**PROBLEM REQUIREMENTS**
Each line containing the word "standalone" must be collected.

**RECORDS FOR PROCESSING**
━━━━━━━━━━━━━━━━━━━━━━━━━━━━━━
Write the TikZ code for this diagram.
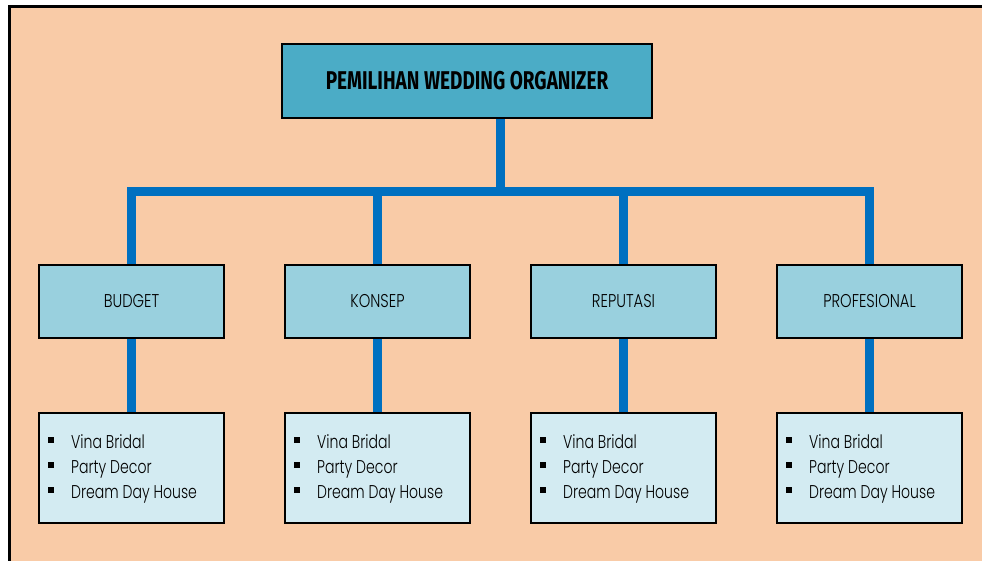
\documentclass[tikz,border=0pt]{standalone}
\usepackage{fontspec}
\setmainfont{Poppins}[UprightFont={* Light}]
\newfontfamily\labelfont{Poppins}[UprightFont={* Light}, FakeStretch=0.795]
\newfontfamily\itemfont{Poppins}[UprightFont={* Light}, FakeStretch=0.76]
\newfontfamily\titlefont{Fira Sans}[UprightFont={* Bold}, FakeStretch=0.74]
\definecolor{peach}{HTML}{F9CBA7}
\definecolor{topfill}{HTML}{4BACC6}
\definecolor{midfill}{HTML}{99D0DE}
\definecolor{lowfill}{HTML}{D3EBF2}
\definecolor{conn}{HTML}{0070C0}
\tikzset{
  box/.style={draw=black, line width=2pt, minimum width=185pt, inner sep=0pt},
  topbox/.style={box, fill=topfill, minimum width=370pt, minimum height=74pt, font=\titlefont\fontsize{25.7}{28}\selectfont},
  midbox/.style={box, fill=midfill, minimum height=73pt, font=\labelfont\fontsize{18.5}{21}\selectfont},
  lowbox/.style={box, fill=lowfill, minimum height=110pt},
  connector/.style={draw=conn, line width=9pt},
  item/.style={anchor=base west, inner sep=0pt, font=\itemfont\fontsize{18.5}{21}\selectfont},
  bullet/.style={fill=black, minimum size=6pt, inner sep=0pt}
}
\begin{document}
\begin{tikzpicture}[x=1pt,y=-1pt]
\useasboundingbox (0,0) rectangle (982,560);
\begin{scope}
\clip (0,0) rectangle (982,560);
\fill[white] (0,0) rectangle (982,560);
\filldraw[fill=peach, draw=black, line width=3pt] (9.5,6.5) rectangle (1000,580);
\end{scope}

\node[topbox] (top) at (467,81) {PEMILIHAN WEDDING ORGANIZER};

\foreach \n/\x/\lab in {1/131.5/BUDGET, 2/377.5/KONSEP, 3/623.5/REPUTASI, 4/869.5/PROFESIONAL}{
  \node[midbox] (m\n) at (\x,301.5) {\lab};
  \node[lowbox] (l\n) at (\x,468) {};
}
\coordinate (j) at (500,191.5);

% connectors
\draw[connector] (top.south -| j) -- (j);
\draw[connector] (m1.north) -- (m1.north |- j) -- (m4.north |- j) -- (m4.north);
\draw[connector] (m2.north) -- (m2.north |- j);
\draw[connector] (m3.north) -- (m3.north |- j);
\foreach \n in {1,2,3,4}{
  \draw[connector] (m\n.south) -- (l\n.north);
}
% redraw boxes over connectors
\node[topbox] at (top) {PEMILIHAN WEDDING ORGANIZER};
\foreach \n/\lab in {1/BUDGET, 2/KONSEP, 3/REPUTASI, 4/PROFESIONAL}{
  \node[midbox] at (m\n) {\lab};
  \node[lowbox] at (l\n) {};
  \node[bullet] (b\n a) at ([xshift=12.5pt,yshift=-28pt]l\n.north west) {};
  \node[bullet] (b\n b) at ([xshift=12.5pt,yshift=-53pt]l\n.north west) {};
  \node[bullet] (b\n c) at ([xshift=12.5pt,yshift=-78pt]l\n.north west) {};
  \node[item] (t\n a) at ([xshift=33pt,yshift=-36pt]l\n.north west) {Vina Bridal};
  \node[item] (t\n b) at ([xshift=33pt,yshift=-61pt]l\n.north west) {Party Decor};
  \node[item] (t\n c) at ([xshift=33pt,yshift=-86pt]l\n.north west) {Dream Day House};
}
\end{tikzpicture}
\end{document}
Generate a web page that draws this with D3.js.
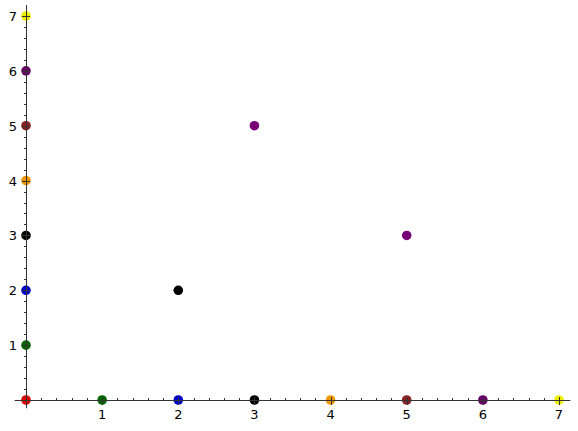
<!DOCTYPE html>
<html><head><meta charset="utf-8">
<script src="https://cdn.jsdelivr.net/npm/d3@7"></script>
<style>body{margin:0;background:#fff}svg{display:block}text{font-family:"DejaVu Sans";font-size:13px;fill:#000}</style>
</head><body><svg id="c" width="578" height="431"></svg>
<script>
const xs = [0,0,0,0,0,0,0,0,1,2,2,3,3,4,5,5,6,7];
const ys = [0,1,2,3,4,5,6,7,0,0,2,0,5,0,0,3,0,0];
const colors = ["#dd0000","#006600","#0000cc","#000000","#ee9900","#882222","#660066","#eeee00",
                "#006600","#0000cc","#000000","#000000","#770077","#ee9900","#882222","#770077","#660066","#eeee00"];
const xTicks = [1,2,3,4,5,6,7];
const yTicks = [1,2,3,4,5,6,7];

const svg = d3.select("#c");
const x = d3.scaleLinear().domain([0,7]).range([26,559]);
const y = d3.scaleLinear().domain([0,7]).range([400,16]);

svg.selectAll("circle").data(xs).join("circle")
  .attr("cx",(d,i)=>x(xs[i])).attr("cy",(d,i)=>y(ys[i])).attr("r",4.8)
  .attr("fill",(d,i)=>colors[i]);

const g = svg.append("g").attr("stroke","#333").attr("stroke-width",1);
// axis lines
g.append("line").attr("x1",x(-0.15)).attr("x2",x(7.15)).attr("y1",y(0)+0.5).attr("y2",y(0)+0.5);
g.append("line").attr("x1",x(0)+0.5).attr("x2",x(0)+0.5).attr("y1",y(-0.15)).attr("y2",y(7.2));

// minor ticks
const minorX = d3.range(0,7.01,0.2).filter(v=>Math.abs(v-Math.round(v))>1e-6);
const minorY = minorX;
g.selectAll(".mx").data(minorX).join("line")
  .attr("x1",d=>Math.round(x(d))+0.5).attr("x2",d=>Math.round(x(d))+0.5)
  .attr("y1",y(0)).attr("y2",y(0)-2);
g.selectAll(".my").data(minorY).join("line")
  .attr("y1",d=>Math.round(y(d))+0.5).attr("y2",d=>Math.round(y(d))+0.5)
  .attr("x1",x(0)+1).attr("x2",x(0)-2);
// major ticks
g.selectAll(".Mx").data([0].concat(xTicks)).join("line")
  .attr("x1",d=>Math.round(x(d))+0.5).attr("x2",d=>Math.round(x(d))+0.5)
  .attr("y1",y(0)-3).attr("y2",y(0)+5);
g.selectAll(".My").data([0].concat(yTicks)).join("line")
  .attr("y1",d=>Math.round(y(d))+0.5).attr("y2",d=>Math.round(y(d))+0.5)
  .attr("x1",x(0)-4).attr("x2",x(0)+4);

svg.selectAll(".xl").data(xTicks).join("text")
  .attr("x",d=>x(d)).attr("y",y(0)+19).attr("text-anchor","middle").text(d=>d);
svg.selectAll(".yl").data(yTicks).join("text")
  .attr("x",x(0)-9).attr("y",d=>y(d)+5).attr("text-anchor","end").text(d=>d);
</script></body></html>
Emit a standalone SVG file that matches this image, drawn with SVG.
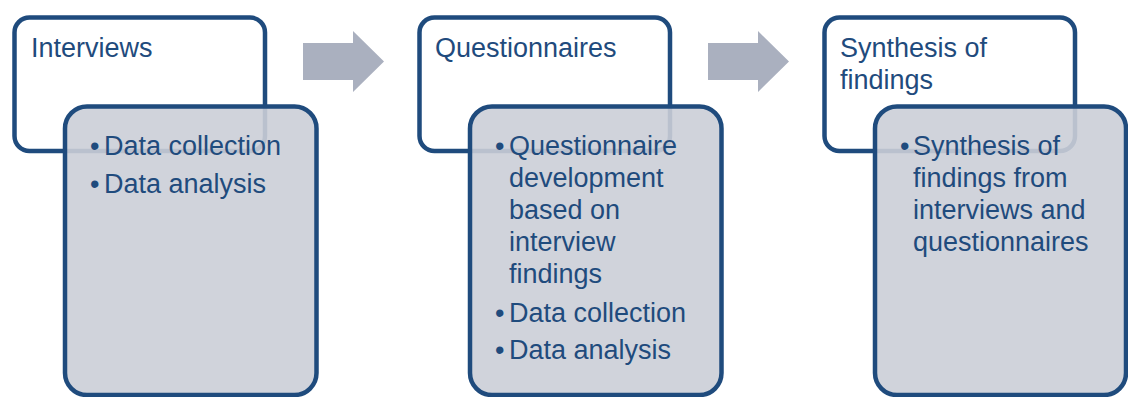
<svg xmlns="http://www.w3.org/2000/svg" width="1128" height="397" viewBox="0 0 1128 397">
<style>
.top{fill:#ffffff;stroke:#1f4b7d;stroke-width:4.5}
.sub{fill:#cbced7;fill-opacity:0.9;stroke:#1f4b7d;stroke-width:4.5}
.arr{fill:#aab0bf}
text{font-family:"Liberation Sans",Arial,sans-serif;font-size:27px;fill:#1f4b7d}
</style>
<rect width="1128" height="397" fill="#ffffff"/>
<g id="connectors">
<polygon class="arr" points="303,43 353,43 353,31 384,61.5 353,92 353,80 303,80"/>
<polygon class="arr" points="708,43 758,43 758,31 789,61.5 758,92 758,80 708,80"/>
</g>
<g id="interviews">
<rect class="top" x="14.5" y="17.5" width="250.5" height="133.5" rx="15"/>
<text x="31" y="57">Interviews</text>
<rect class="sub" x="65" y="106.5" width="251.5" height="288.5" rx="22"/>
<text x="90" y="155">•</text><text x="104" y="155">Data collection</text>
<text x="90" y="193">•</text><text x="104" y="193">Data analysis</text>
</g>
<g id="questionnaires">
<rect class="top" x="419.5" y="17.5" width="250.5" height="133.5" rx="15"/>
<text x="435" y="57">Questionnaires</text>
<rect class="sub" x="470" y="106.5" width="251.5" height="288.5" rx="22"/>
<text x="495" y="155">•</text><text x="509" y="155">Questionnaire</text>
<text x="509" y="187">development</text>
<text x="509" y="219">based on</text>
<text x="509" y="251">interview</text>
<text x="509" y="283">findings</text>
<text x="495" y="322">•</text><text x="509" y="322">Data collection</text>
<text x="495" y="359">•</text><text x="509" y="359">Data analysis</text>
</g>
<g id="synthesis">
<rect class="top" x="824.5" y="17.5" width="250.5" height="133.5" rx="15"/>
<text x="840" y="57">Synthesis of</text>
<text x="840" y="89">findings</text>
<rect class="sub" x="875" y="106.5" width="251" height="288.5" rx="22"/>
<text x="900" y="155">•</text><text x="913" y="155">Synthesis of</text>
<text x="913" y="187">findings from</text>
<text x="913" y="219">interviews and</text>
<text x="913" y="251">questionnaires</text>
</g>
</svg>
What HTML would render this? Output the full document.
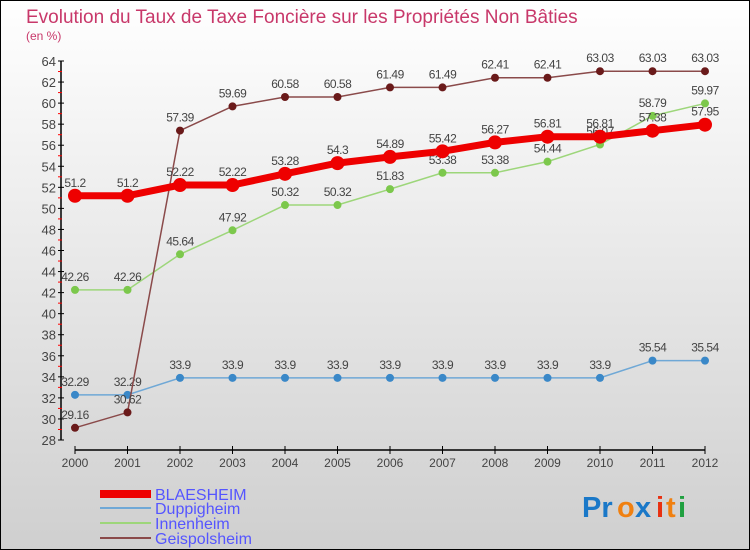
━━━━━━━━━━━━━━━━━━━━━━━━━━━━━━
**REPLY TO THE TASK**
\documentclass[tikz,border=0pt]{standalone}
Emit a standalone SVG file that matches this image, drawn with SVG.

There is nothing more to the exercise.